La calamidad se agrava porque, en estos casos, el caos en la distribución de las ayudas lo empeora todo. ¿Por qué los pobres afectados tienen que quejarse de que el presidente del país y el resto de las autoridades aparezcan por la zona rodeados de una cohorte de reporteros gráficos y televisivos, mientras falta lo más indispensable, agua para beber e, incluso, lo más trágico, ataúdes para enterrar a los muertos?
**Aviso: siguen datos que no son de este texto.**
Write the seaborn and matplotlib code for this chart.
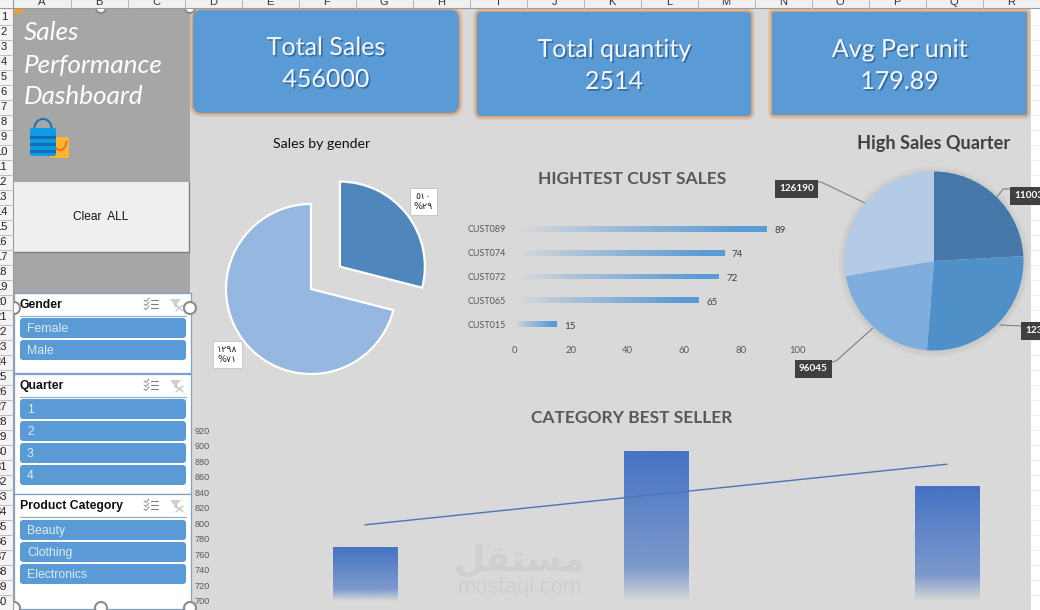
"""
Sales performance dashboard, redrawn from an Excel screenshot.
"""

import matplotlib
matplotlib.use('Agg')
import matplotlib.patheffects as pe
import matplotlib.pyplot as plt
import numpy as np
import pandas as pd
import seaborn as sns
from matplotlib.colors import to_rgb
from matplotlib.patches import Arc, Circle, FancyBboxPatch, Polygon, Rectangle

W, H = 1040, 610

kpi_titles = ['Total Sales', 'Total quantity', 'Avg Per unit']
kpi_values = ['456000', '2514', '179.89']

gender_share = [29, 71]
gender_count = [510, 1298]

customers = ['CUST089', 'CUST074', 'CUST072', 'CUST065', 'CUST015']
customer_sales = [89, 74, 72, 65, 15]

quarter_sales = [110030, 123735, 96045, 126190]

categories = ['Beauty', 'Clothing', 'Electronics']
category_sales = [770, 893, 848]
category_trend = [798, 837, 876]

quarters = ['1', '2', '3', '4']
genders = ['Female', 'Male']
columns = list('ABCDEFGHIJKLMNOPQR')

BLUE = '#5B9BD5'
PANEL = '#A6A6A6'
SHEET = '#D9D9D9'
TITLE_GREY = '#595959'
AR_DIGITS = str.maketrans('0123456789', '٠١٢٣٤٥٦٧٨٩')


def px_axes(fig, left, top, right, bottom, zorder=2):
    ax = fig.add_axes([left / W, 1 - bottom / H, (right - left) / W, (bottom - top) / H], zorder=zorder)
    ax.patch.set_alpha(0)
    return ax


def gradient_fill(ax, patch, color, alpha, horizontal):
    # paint a bar with an alpha ramp, clipped to the bar itself
    xlim, ylim = ax.get_xlim(), ax.get_ylim()
    box = patch.get_bbox()
    ramp = np.zeros((1, 256, 4)) if horizontal else np.zeros((256, 1, 4))
    ramp[..., :3] = to_rgb(color)
    ramp[..., 3] = alpha.reshape(ramp.shape[:2])
    # the value axis may not start at zero, so the ramp runs over the visible part
    y0 = max(box.y0, min(ylim))
    im = ax.imshow(ramp, extent=[box.x0, box.x1, y0, box.y1], origin='lower',
                   aspect='auto', zorder=patch.get_zorder(), interpolation='bilinear')
    im.set_clip_path(patch)
    patch.set_facecolor('none')
    ax.set_xlim(xlim)
    ax.set_ylim(ylim)


def draw_sheet(ax):
    ax.add_patch(Rectangle((0, 0), W, H, fc='white', ec='none', zorder=0))
    ax.add_patch(Rectangle((190, 8), 841, 602, fc=SHEET, ec='none', zorder=0))
    # header strips sit above the selection handles, which they partly hide
    ax.add_patch(Rectangle((0, 0), W, 8, fc='#F1F1F1', ec='none', zorder=7))
    ax.add_patch(Rectangle((0, 0), 13, H, fc='#F4F4F4', ec='none', zorder=7))
    ax.plot([0, W], [8, 8], color='#9A9A9A', lw=0.8, zorder=8)
    ax.plot([13, 13], [0, H], color='#9A9A9A', lw=0.8, zorder=8)
    for i, col in enumerate(columns):
        ax.plot([14 + 57 * (i + 1)] * 2, [0, 8], color='#B5B5B5', lw=0.7, zorder=8)
        ax.text(42 + 57 * i, 2, col, ha='center', va='center', fontsize=8,
                family='Liberation Sans', color='#333333', zorder=8)
    for row in range(1, 41):
        y = 17 + 15 * (row - 1)
        ax.plot([0, 13], [y + 7.5] * 2, color='#BDBDBD', lw=0.7, zorder=8)
        ax.plot([1031, W], [y + 7.5] * 2, color='#EDEDED', lw=0.6, zorder=0.5)
        ax.text(7, y, str(row), ha='right', va='center', fontsize=8,
                family='Liberation Sans', color='#222222', zorder=8)


def draw_side_panel(ax):
    ax.add_patch(Rectangle((14, 8), 176, 285, fc=PANEL, ec='none'))
    for i, word in enumerate(['Sales', 'Performance', 'Dashboard']):
        ax.text(24, 33 + 32 * i, word, fontsize=18.8, style='italic', color='white',
                family='Lato', va='center', ha='left')

    # shopping bags icon
    ax.add_patch(FancyBboxPatch((50, 137), 19, 21, boxstyle='round,pad=0,rounding_size=1.5',
                                fc='#FBB62D', ec='none'))
    ax.add_patch(Arc((60, 141), 13, 18, theta1=0, theta2=180, ec='#EE6A2C', lw=1.3))
    ax.add_patch(Arc((43, 128), 17, 18, theta1=180, theta2=360, ec='#1B75B5', lw=1.5))
    ax.add_patch(FancyBboxPatch((30, 128), 26, 28, boxstyle='round,pad=0,rounding_size=2',
                                fc='#0E9BE4', ec='none'))
    for y in (136, 143, 150):
        ax.add_patch(Rectangle((30, y), 26, 3, fc='#0F6FB0', ec='none'))

    # clear button
    ax.add_patch(Rectangle((14, 182), 175, 70, fc='#EFEFEF', ec='none'))
    ax.plot([14, 189, 189], [252, 252, 182], color='#808080', lw=1)
    ax.text(101, 217, 'Clear  ALL', ha='center', va='center', fontsize=8.6,
            family='Liberation Sans', color='#111111')


def draw_slicer(ax, top, bottom, title, items, first_button):
    ax.add_patch(Rectangle((14, top), 177, bottom - top, fc='white', ec='#7FA3C7', lw=0.9))
    ax.text(20, top + 12, title, fontsize=8.8, fontweight='bold', va='center',
            family='Liberation Sans', color='#111111')
    ax.plot([20, 186], [top + 22.5] * 2, color='#8FB0CF', lw=0.9)
    # multi-select and filter glyphs
    for dy in (-4, 0, 4):
        ax.plot([151, 158], [top + 11 + dy] * 2, color='#7F7F7F', lw=0.8)
        ax.plot([144, 146, 149], [top + 11 + dy, top + 12.5 + dy, top + 9 + dy], color='#8A8A8A', lw=0.7)
    ax.add_patch(Polygon([(170, top + 6), (181, top + 6), (177, top + 11), (177, top + 15), (174, top + 13), (174, top + 11)],
                         fc='#D0D0D0', ec='none'))
    ax.plot([176, 183], [top + 12, top + 18], color='#C4C4C4', lw=0.9)
    ax.plot([176, 183], [top + 18, top + 12], color='#C4C4C4', lw=0.9)
    for i, item in enumerate(items):
        y = first_button + 22 * i
        ax.add_patch(FancyBboxPatch((20, y), 166, 20, boxstyle='round,pad=0,rounding_size=3',
                                    fc=BLUE, ec='none'))
        ax.text(27, y + 11, item, fontsize=8.8, va='center', family='Liberation Sans', color='#DDEBF7')


def draw_handles(ax):
    for x, y, edge, size in [(190, 308, '#8C8C8C', 6), (14, 308, '#8C8C8C', 6), (190, 608, '#8C8C8C', 6),
                             (14, 608, '#8C8C8C', 6), (101, 608, '#8C8C8C', 6), (18, 8, '#E8A33A', 5),
                             (101, 8, '#8C8C8C', 5), (190, 8, '#8C8C8C', 5)]:
        fill = '#E8A33A' if edge == '#E8A33A' else 'white'
        ax.add_patch(Circle((x, y), size, fc=fill, ec=edge, lw=1.5, zorder=6))


def draw_cards(ax):
    boxes = [(193, 10, 459, 113, 9), (477, 12, 751, 116, 4), (772, 12, 1027, 115, 2)]
    shadow = [pe.SimplePatchShadow(offset=(1.2, -1.2), shadow_rgbFace='#2C5C8F', alpha=0.75), pe.Normal()]
    for (x0, y0, x1, y1, rad), name, value in zip(boxes, kpi_titles, kpi_values):
        for grow, alpha in ((4, 0.25), (2.5, 0.4), (1.2, 0.7)):
            ax.add_patch(FancyBboxPatch((x0, y0), x1 - x0, y1 - y0,
                                        boxstyle=f'round,pad={grow},rounding_size={rad + grow}',
                                        fc='#D99A69', ec='none', alpha=alpha))
        ax.add_patch(FancyBboxPatch((x0, y0), x1 - x0, y1 - y0,
                                    boxstyle=f'round,pad=0,rounding_size={rad}', fc=BLUE, ec='none'))
        cx = (x0 + x1) / 2
        dy = 2 if y0 > 10 else 0
        for text, y in ((name, 47.5 + dy), (value, 79.5 + dy)):
            ax.text(cx, y, text, ha='center', va='center', fontsize=18, family='Lato',
                    color='#F4F8FC', path_effects=shadow)


def draw_gender_pie(fig, top_ax):
    ax = px_axes(fig, 175, 153, 447, 425)
    ax.pie(gender_share, colors=['#4F86BC', '#95B7E0'], startangle=90, counterclock=False,
           explode=[0.43, 0], radius=1, wedgeprops={'edgecolor': 'white', 'linewidth': 1.6})
    ax.set_xlim(-1.6, 1.6)
    ax.set_ylim(-1.6, 1.6)
    top_ax.text(322, 144, 'Sales by gender', ha='center', va='center', fontsize=10.2,
                family='Lato', color='#111111')
    for (x, y), count, pct in zip([(423.5, 201.5), (227.5, 354.5)], gender_count, gender_share):
        top_ax.text(x, y, f'{count}\n%{pct}'.translate(AR_DIGITS), ha='center', va='center',
                    fontsize=6.8, family='DejaVu Sans', color='#222222', linespacing=1.2,
                    bbox={'boxstyle': 'square,pad=0.4', 'fc': 'white', 'ec': '#C8C8C8', 'lw': 0.7})


def draw_customer_bars(fig, top_ax):
    ax = px_axes(fig, 514, 217, 798, 336)
    df = pd.DataFrame({'customer': customers, 'sales': customer_sales})
    sns.barplot(data=df, y='customer', x='sales', orient='h', width=0.25, color=BLUE, saturation=1,
                edgecolor='none', linewidth=0, ax=ax)
    ax.set_xlim(0, 100)
    ax.set_xticks(range(0, 101, 20))
    ax.set(xlabel='', ylabel='')
    sns.despine(ax=ax, left=True, bottom=True)
    ax.tick_params(axis='both', length=0, labelcolor=TITLE_GREY)
    ax.tick_params(axis='x', pad=7, labelsize=6.8)
    ax.tick_params(axis='y', pad=6, labelsize=6.5)
    for text in ax.bar_label(ax.containers[0], padding=5.5, fontsize=7, color='#404040', family='Lato'):
        text.xyann = (text.xyann[0], text.xyann[1] - 1.5)
    for patch in ax.patches:
        span = np.linspace(0, 1, 256)
        gradient_fill(ax, patch, BLUE, np.clip(span * 1.15 - 0.03, 0, 1) ** 0.9, horizontal=True)
    for label in ax.get_xticklabels() + ax.get_yticklabels():
        label.set_family('Lato')
    top_ax.text(632.5, 179, 'HIGHTEST CUST SALES', ha='center', va='center', fontsize=12.6,
                fontweight='bold', family='Lato', color=TITLE_GREY)


def draw_quarter_pie(fig, top_ax):
    r = 89.5
    cx, cy = 934, 261
    ax = px_axes(fig, cx - 1.2 * r, cy - 1.2 * r, cx + 1.2 * r, cy + 1.2 * r)
    for grow in np.linspace(1.07, 1.005, 6):
        ax.add_patch(Circle((0, -0.01), grow, fc='#9A9A9A', ec='none', alpha=0.04))
    ax.pie(quarter_sales, colors=['#4578A9', '#5090C9', '#7FADDE', '#B4CBE8'], startangle=90,
           counterclock=False, radius=1, wedgeprops={'linewidth': 0, 'edgecolor': 'none'})
    ax.set_xlim(-1.2, 1.2)
    ax.set_ylim(-1.2, 1.2)
    top_ax.text(934, 143, 'High Sales Quarter', ha='center', va='center', fontsize=13.1,
                fontweight='bold', family='Lato', color='#404040')
    leaders = [[(1011, 189), (1003, 189), (997, 197)], [(1022, 326), (1000, 325)],
               [(828, 363), (836, 361), (873, 328)], [(816, 182), (821, 182), (865, 203)]]
    spots = [(1014, 196), (1025, 330.5), (799, 368.5), (779, 188.5)]
    for path, (x, y), value in zip(leaders, spots, quarter_sales):
        xs, ys = zip(*path)
        top_ax.plot(xs, ys, color='#7F7F7F', lw=0.8)
        top_ax.text(x, y, str(value), ha='left', va='center', fontsize=7.2, fontweight='bold',
                    family='Lato', color='white',
                    bbox={'boxstyle': 'square,pad=0.45', 'fc': '#404040', 'ec': 'none'})


def draw_category_chart(fig, top_ax):
    ax = px_axes(fig, 214, 430, 1031, 601)
    df = pd.DataFrame({'category': categories, 'sales': category_sales})
    sns.barplot(data=df, x='category', y='sales', width=0.22, color='#4472C4', saturation=1,
                edgecolor='none', linewidth=0, ax=ax)
    ax.set_ylim(700, 920)
    for patch in ax.patches:
        fade = np.interp(np.linspace(0, 1, 256), [0, 0.03, 0.22, 1], [0, 0.1, 0.62, 1])
        patch.set_zorder(2)
        gradient_fill(ax, patch, '#4472C4', fade, horizontal=False)
    sns.lineplot(x=range(len(categories)), y=category_trend, color='#4C74B5', lw=1, ax=ax)
    ax.set_xlim(-0.519, 2.289)
    ax.set_ylim(700, 920)
    ax.set_yticks(range(700, 921, 20))
    ax.set_xticks([])
    ax.set(xlabel='', ylabel='')
    sns.despine(ax=ax, left=True, bottom=True)
    ax.tick_params(axis='y', length=0, labelsize=6.6, labelcolor=TITLE_GREY, pad=3)
    for label in ax.get_yticklabels():
        label.set_family('Liberation Sans')
    top_ax.text(632, 418, 'CATEGORY BEST SELLER', ha='center', va='center', fontsize=12.5,
                fontweight='bold', family='Lato', color=TITLE_GREY)


def draw_watermark(ax):
    ax.text(520, 560, '\ufede\ufed8\ufe98\ufeb4\ufee3', ha='center', va='center', fontsize=26,
            fontweight='bold', family='DejaVu Sans', color='#CFCFCF')
    ax.text(520, 588, 'mostaql.com', ha='center', va='center', fontsize=15.8,
            family='Liberation Sans', color='#CFCFCF')


def main():
    sns.set_theme(style='white')
    plt.rcParams['font.family'] = ['Lato', 'DejaVu Sans']

    fig = plt.figure(figsize=(W / 100, H / 100), dpi=100)
    base = px_axes(fig, 0, 0, W, H, zorder=0)
    base.set_xlim(0, W)
    base.set_ylim(H, 0)
    base.axis('off')
    top = px_axes(fig, 0, 0, W, H, zorder=5)
    top.set_xlim(0, W)
    top.set_ylim(H, 0)
    top.axis('off')

    draw_sheet(base)
    draw_side_panel(base)
    draw_slicer(base, 293, 373, 'Gender', genders, 318)
    draw_slicer(base, 374, 494, 'Quarter', quarters, 399)
    draw_slicer(base, 494, 609, 'Product Category', categories, 520)
    draw_handles(base)
    draw_cards(base)
    draw_watermark(base)

    draw_gender_pie(fig, top)
    draw_customer_bars(fig, top)
    draw_quarter_pie(fig, top)
    draw_category_chart(fig, top)

    fig.savefig('out.png', dpi=100)
    plt.close(fig)


if __name__ == '__main__':
    main()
Preguntas de esa índole surgen a cada momento: ¿por qué comienzan a proliferar por todos lados, y sin que nadie lo evite, las hienas que huelen su fácil botín mediante el pillaje y la especulación de los precios? El transporte hacia la zona afectada, leía, ha experimentado un aumento de casi un 80 %. Justificación que aportan los empresarios: es algo ineludible en razón de la demanda. Pero quizá ni siquiera debamos llamarlos hienas, pues estas, al fin y al cabo, solo buscan su supervivencia cuando acuden a un cadáver; estos malvados, en cambio, están prestos en convertir en lucro fácil cualquier necesidad de un desgraciado.
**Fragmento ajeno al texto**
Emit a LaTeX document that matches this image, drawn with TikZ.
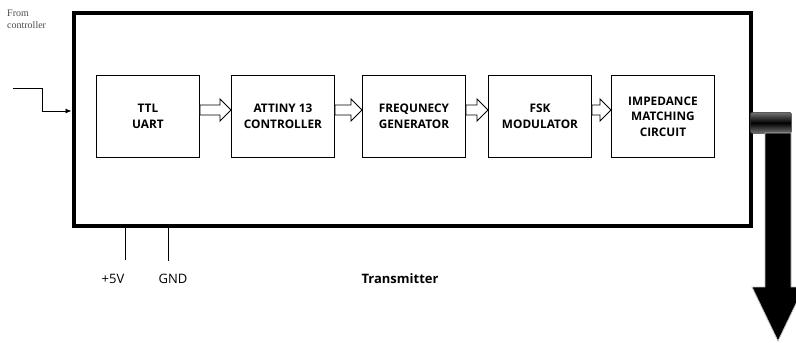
\documentclass[tikz,border=0pt]{standalone}
\usepackage{fontspec}
\setmainfont{Open Sans}
\newfontfamily\fromfont{Liberation Serif}
\usetikzlibrary{calc,arrows.meta}
\tikzset{
  blockbox/.style={draw, line width=0.9pt, fill=white, minimum width=103pt, minimum height=82pt,
    inner sep=0pt, align=center, font=\bfseries\fontsize{11.8}{15.5}\selectfont},
  hollowarrow/.style={draw, line width=0.9pt, fill=white, line join=miter},
  wire/.style={line width=0.9pt},
  lbl/.style={inner sep=0pt, font=\fontsize{13}{15}\selectfont},
}
\newcommand\hollowarr[2]{%
  \draw[hollowarrow] let \p1=(#1.east), \p2=(#2.west) in
   (\x1,110-5) -- (\x2-11pt,110-5) -- (\x2-11pt,110-11) -- (\x2,110) --
   (\x2-11pt,110+11) -- (\x2-11pt,110+5) -- (\x1,110+5) -- cycle;}
\begin{document}
\begin{tikzpicture}[x=1pt,y=-1pt]
\clip (0,0) rectangle (796,343);
\fill[white] (0,0) rectangle (796,343);
% outer transmitter box
\node[draw, line width=4pt, minimum width=677.5pt, minimum height=213pt, inner sep=0pt, anchor=north west] (tx) at (71.5,11) {};
% blocks
\node[blockbox, anchor=north west] (uart) at (96,75) {TTL\\UART};
\node[blockbox, anchor=north west] (ctrl) at (231,75) {ATTINY 13\\CONTROLLER};
\node[blockbox, anchor=north west] (freq) at (362,75) {FREQUNECY\\GENERATOR};
\node[blockbox, anchor=north west] (fsk) at (488,75) {FSK\\MODULATOR};
\node[blockbox, anchor=north west] (imp) at (611,75) {IMPEDANCE\\MATCHING\\CIRCUIT};
\hollowarr{uart}{ctrl}
\hollowarr{ctrl}{freq}
\hollowarr{freq}{fsk}
\hollowarr{fsk}{imp}
% input
\node[inner sep=0pt, anchor=north west, align=left, font=\fromfont\fontsize{10}{11.5}\selectfont, text=black!70] (from) at (7,10) {From\\controller};
\coordinate (inS) at (13,88);
\coordinate (inK) at (42,88);
\draw[wire, -{Latex[length=6pt,width=5pt]}] (inS) -- (inK) |- (tx.west |- 0,111);
% power
\coordinate (p5) at (125,260);
\coordinate (pg) at (168,261);
\draw[wire] (p5 |- tx.south) -- (p5);
\draw[wire] (pg |- tx.south) -- (pg);
\node[lbl] (l5) at (113,279) {+5V};
\node[lbl] (lg) at (173,279) {GND};
\node[lbl, font=\bfseries\fontsize{13}{15}\selectfont] (ltx) at (400,279) {Transmitter};
% output connector
\node[draw=black!80, line width=0.6pt, rounded corners=1.5pt, top color=black!55, bottom color=black!55, middle color=black,
  minimum width=41pt, minimum height=21pt, inner sep=0pt, anchor=north west] (plug) at (750,112) {};
\draw[fill=black, draw=black!25, line width=0.8pt] (765,133) -- (791,133) -- (791,287) -- (804,287) -- (778,341) -- (752,287) -- (765,287) -- cycle;
\end{tikzpicture}
\end{document}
Le pregunto a Zalabardo si no serán estos casos muestras probatorias de eso de que el hombre es lobo para el hombre. Zalabardo lo niega con fuerza y mantiene que por mucho que sea nuestro egoísmo y nuestra maldad, siempre prevalecerá la solidaridad. Y añade que, pese a que últimamente parece haber una cierta desconfianza ante la actuación de alguna que otra ONG, no debemos reparar en ello para retener nuestra ayuda a los damnificados de Perú. Siempre habrá organizaciones que merezcan toda nuestra confianza. Cruz Roja, Médicos sin Fronteras, Médicos Mundi, Save the Children, Intermón Oxfam... parecen instituciones alejadas de cualquier sospecha.